National University of Ireland Galway hosts Conference on International Accounta

Monday, 12 July 2004

The Irish Centre for Human Rights at NUI Galway and the United Nations University, Tokyo will host a two-day conference (15th – 16th July) on International Accountability and Justice.

This conference will bring together international specialists in this field and will cover topics such as:

  • Prosecutorial Strategy of International Criminal Tribunals and Courts
  • Independence and impartiality of International Criminal Tribunals
  • Obstacles to Accountability: Amnesties and Immunities
  • Alternatives to Prosecution

Several of the past and present international prosecutors will participate in this event, making it a major opportunity to reflect upon the development of international criminal accountability as well as consider future prospects.

Professor William Schabas, Director, Irish Centre for Human Rights, who has over the past two years been serving on the Truth and Reconciliation Commission in Sierra Leone said: "The issues addressed during this conference are increasingly crucial in today's uncertain international climate, particularly given the ongoing controversy surrounding the trials of Milosevic and Saddam Hussein.
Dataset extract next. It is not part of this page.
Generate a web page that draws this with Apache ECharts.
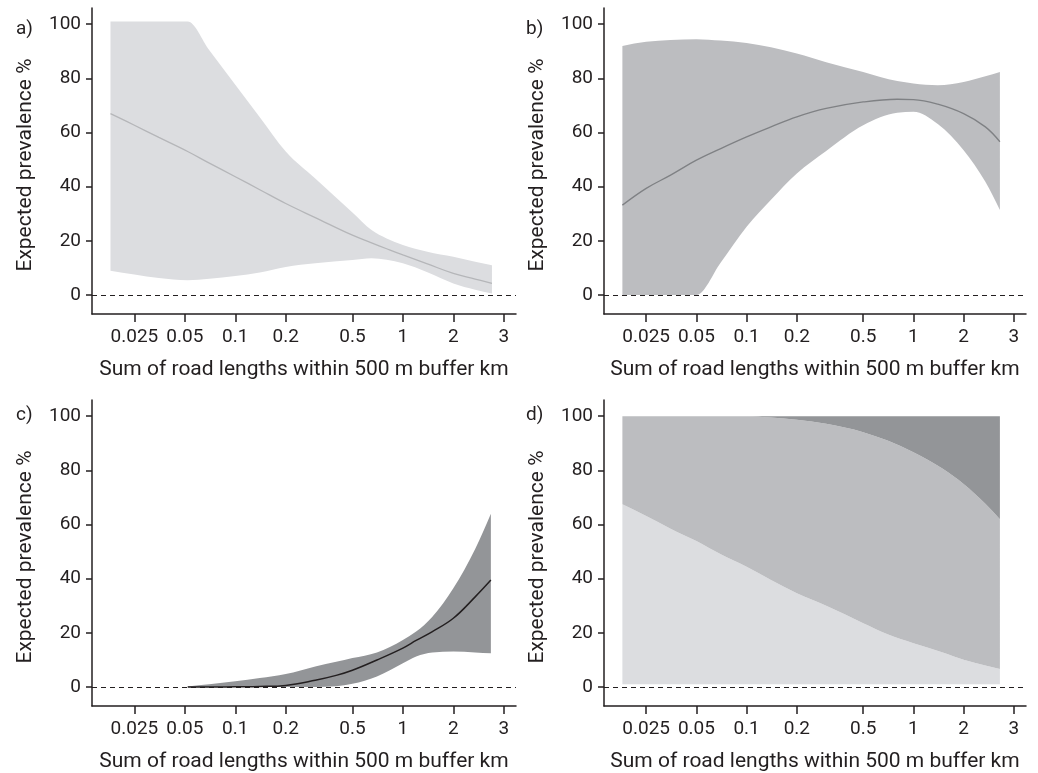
<!DOCTYPE html>
<html>
<head>
<meta charset="utf-8">
<script src="https://cdn.jsdelivr.net/npm/echarts@6/dist/echarts.min.js"></script>
<style>
  html, body { margin: 0; padding: 0; background: #fff; }
  #chart { width: 1038px; height: 773px; }
</style>
</head>
<body>
<div id="chart"></div>
<script>
// tick labels on the log x axis, and where each label sits on the drawn scale (km)
const xTickLabels = ["0.025", "0.05", "0.1", "0.2", "0.5", "1", "2", "3"];
const xTickAt = [0.025, 0.05, 0.1, 0.2, 0.5, 1, 2, 4];
const yTicks = [0, 20, 40, 60, 80, 100];

// a) road length only
const xA = [0.018, 0.025, 0.035, 0.052, 0.07, 0.1, 0.14, 0.2, 0.3, 0.5, 0.65, 0.8, 1, 1.4, 2, 2.7, 3.4];
const meanA = [67, 62.7, 58.2, 53, 48.7, 43.7, 38.9, 33.8, 28.6, 22.1, 19.3, 17.1, 14.8, 11.5, 8, 5.9, 4.3];
const upperA = [101, 101, 101, 101, 90.4, 77.7, 65.7, 53, 43, 30.5, 24, 20.9, 18.5, 16, 14.1, 12.3, 11];
const lowerA = [9, 7.6, 6.3, 5.5, 6, 7, 8.3, 10.4, 11.7, 12.9, 13.6, 13, 11.7, 8.4, 4.3, 2, 0.6];

// b)
const xB = [0.018, 0.025, 0.035, 0.05, 0.07, 0.1, 0.14, 0.2, 0.3, 0.5, 0.8, 1, 1.4, 2, 2.7, 3.3];
const meanB = [33.2, 39.4, 44.3, 49.8, 54.1, 58.4, 62.1, 65.8, 68.9, 71.3, 72.3, 72.2, 70.5, 67, 62.1, 56.6];
const upperB = [92, 93.5, 94.2, 94.5, 94, 93.1, 91.5, 89.2, 86, 82.4, 79, 78.1, 77.5, 78.7, 80.8, 82.4];
const lowerB = [0, 0, 0, 0, 12, 25.2, 35.2, 44.9, 53.2, 62.7, 67.3, 67.7, 63.2, 53.5, 41.8, 31.4];

// c)
const xC = [0.052, 0.07, 0.1, 0.14, 0.2, 0.3, 0.4, 0.5, 0.7, 1, 1.2, 1.5, 2, 2.7, 3.35];
const meanC = [0, 0, 0.1, 0.2, 0.6, 2.5, 4.3, 6.2, 10, 14.4, 17.2, 20.5, 25.4, 33.3, 39.5];
const upperC = [0.2, 1, 2.1, 3.3, 4.8, 7.6, 9.3, 10.7, 12.8, 17.4, 20.5, 26, 36.5, 51, 64];
const lowerC = [0, 0, 0, 0, 0, 0, 0.3, 1.2, 3.9, 8.8, 11.3, 12.8, 13.1, 12.8, 12.5];

// d) stacked shares
const xD = [0.018, 0.025, 0.035, 0.05, 0.07, 0.1, 0.14, 0.2, 0.3, 0.5, 0.7, 1, 1.5, 2, 2.7, 3.3];
const floorD = [1, 1, 1, 1, 1, 1, 1, 1, 1, 1, 1, 1, 1, 1, 1, 1];
const lowD = [67.5, 63.2, 58.5, 53.9, 49, 44.4, 39.5, 34.6, 30, 23.6, 19.5, 16.2, 12.8, 10.1, 8, 6.7];
const highD = [100, 100, 100, 100, 100, 100, 99.5, 98.7, 97.2, 94.1, 91, 86.7, 80.6, 75, 67.7, 62];
const topD = [100, 100, 100, 100, 100, 100, 100, 100, 100, 100, 100, 100, 100, 100, 100, 100];

const ink = "#231f20";
const font = "Roboto";

const pts = (xs, ys) => xs.map((x, i) => [Math.log10(x), ys[i]]);
const rows = (xs, lo, hi) => xs.map((x, i) => [Math.log10(x), lo[i], hi[i]]);

const grids = [
    { left: 92, top: 8, width: 424, height: 306 },
    { left: 604, top: 8, width: 422, height: 306 },
    { left: 92, top: 400, width: 424, height: 307 },
    { left: 604, top: 400, width: 422, height: 307 },
];

const tickPos = xTickAt.map((v) => Math.log10(v));

const xAxes = grids.map((g, i) => ({
    type: "value",
    gridIndex: i,
    min: -1.855,
    max: 0.675,
    name: "Sum of road lengths within 500 m buffer km",
    nameLocation: "middle",
    nameGap: 45,
    nameTextStyle: { color: ink, fontSize: 21, fontFamily: font },
    axisLine: { show: true, onZero: false, lineStyle: { color: ink, width: 1.5 } },
    axisTick: { show: true, length: 8, lineStyle: { color: ink, width: 1.5 }, customValues: tickPos },
    axisLabel: {
        color: ink,
        fontSize: 19,
        fontFamily: font,
        margin: 14,
        customValues: tickPos,
        formatter: (v) => {
            let best = 0;
            tickPos.forEach((p, k) => { if (Math.abs(p - v) < Math.abs(tickPos[best] - v)) best = k; });
            return xTickLabels[best];
        },
    },
    splitLine: { show: false },
}));

const yAxes = grids.map((g, i) => ({
    type: "value",
    gridIndex: i,
    min: -7,
    max: 106,
    name: "Expected prevalence %",
    nameLocation: "middle",
    nameGap: 56,
    nameTextStyle: { color: ink, fontSize: 21, fontFamily: font, padding: [0, 8, 0, 0] },
    axisLine: { show: true, onZero: false, lineStyle: { color: ink, width: 1.5 } },
    axisTick: { show: true, length: 6, lineStyle: { color: ink, width: 1.5 }, customValues: yTicks },
    axisLabel: { color: ink, fontSize: 19, fontFamily: font, margin: 11, customValues: yTicks },
    splitLine: { show: false },
}));

const zeroLine = {
    silent: true,
    symbol: "none",
    label: { show: false },
    lineStyle: { color: ink, type: [5, 4], width: 1.2 },
    data: [{ yAxis: 0 }],
    z: 10,
};

// monotone cubic segments through pixel points (x ascending): [c1, c2] per segment
function monoSegs(p) {
    const n = p.length;
    const h = [], s = [], t = [];
    for (let i = 0; i < n - 1; i++) {
        h.push(p[i + 1][0] - p[i][0]);
        s.push((p[i + 1][1] - p[i][1]) / h[i]);
    }
    for (let i = 1; i < n - 1; i++) {
        const q = (s[i - 1] * h[i] + s[i] * h[i - 1]) / (h[i - 1] + h[i]);
        t[i] = (Math.sign(s[i - 1]) + Math.sign(s[i])) * Math.min(Math.abs(s[i - 1]), Math.abs(s[i]), 0.5 * Math.abs(q)) || 0;
    }
    t[0] = n > 2 ? (3 * s[0] - t[1]) / 2 : s[0];
    t[n - 1] = n > 2 ? (3 * s[n - 2] - t[n - 2]) / 2 : s[0];
    const segs = [];
    for (let i = 0; i < n - 1; i++) {
        const d = h[i] / 3;
        segs.push([
            [p[i][0] + d, p[i][1] + t[i] * d],
            [p[i + 1][0] - d, p[i + 1][1] - t[i + 1] * d],
        ]);
    }
    return segs;
}

// shaded area between two curves, drawn through the axis scales
function band(idx, data, color) {
    return {
        type: "custom",
        xAxisIndex: idx,
        yAxisIndex: idx,
        data: data,
        silent: true,
        z: 2,
        renderItem: (params, api) => {
            if (params.dataIndexInside !== 0) return null;
            const n = params.dataInsideLength;
            const top = [], bot = [];
            for (let k = 0; k < n; k++) {
                const x = api.value(0, k);
                bot.push(api.coord([x, api.value(1, k)]));
                top.push(api.coord([x, api.value(2, k)]));
            }
            const st = monoSegs(top), sb = monoSegs(bot);
            let d = `M${top[0][0]},${top[0][1]}`;
            st.forEach((g, i) => { d += ` C${g[0][0]},${g[0][1]} ${g[1][0]},${g[1][1]} ${top[i + 1][0]},${top[i + 1][1]}`; });
            d += ` L${bot[n - 1][0]},${bot[n - 1][1]}`;
            for (let i = n - 2; i >= 0; i--) {
                const g = sb[i];
                d += ` C${g[1][0]},${g[1][1]} ${g[0][0]},${g[0][1]} ${bot[i][0]},${bot[i][1]}`;
            }
            d += " Z";
            return { type: "path", shape: { pathData: d }, style: { fill: color } };
        },
    };
}

function meanLine(idx, xs, ys, color, width) {
    return {
        type: "line", xAxisIndex: idx, yAxisIndex: idx,
        data: pts(xs, ys), smooth: 0.4, symbol: "none",
        lineStyle: { color: color, width: width },
        markLine: zeroLine,
        z: 5,
    };
}

const series = [
    band(0, rows(xA, lowerA, upperA), "#dcdde0"),
    meanLine(0, xA, meanA, "#b5b6b9", 1.3),
    band(1, rows(xB, lowerB, upperB), "#bcbdc0"),
    meanLine(1, xB, meanB, "#7f8184", 1.3),
    band(2, rows(xC, lowerC, upperC), "#939598"),
    meanLine(2, xC, meanC, "#231f20", 1.5),
    band(3, rows(xD, floorD, lowD), "#dcdde0"),
    band(3, rows(xD, lowD, highD), "#bcbdc0"),
    band(3, rows(xD, highD, topD), "#939598"),
    {
        type: "line", xAxisIndex: 3, yAxisIndex: 3,
        data: pts(xD, floorD), symbol: "none", lineStyle: { opacity: 0 },
        markLine: zeroLine,
    },
];

const chart = echarts.init(document.getElementById("chart"), undefined, { renderer: "canvas" });

chart.setOption({
    backgroundColor: "#ffffff",
    animation: false,
    title: [
        { text: "a)", left: 11, top: 15 },
        { text: "b)", left: 521, top: 15 },
        { text: "c)", left: 11, top: 401 },
        { text: "d)", left: 521, top: 401 },
    ].map((t) => ({ ...t, textStyle: { color: ink, fontSize: 19, fontWeight: "normal", fontFamily: font } })),
    grid: grids,
    xAxis: xAxes,
    yAxis: yAxes,
    series: series,
});
</script>
</body>
</html>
The conference will make a significant contribution to the evolving debate on the pressing international issues of international justice."

Professor Schabas continued: "With its focus on issues of independence and impartiality, and prosecutorial discretion, the conference will tackle questions where modern international tribunals have been most subject to criticism and dispute. For example, many have called into question whether Milosevic or Saddam Hussein can get a fair trial. This Conference will speak to these matters."

Mary Robinson, former President of Ireland and United Nations High Commissioner for Human Rights will be chairing the panel on Alternatives to Prosecution. Mrs. Robinson is currently based in New York, where she heads the Ethical Globalization Initiative. This panel is particularly topical given the current debate over whether or not truth commissions constitute an effective transitional justice mechanism.

Other speakers include Judge Theodor Meron, president of the International Criminal Tribunal for the former Yugoslavia, Maureen Harding Clark, Irish judge on the International Criminal Court, and David Crane, Prosecutor of the Special Court for Sierra Leone.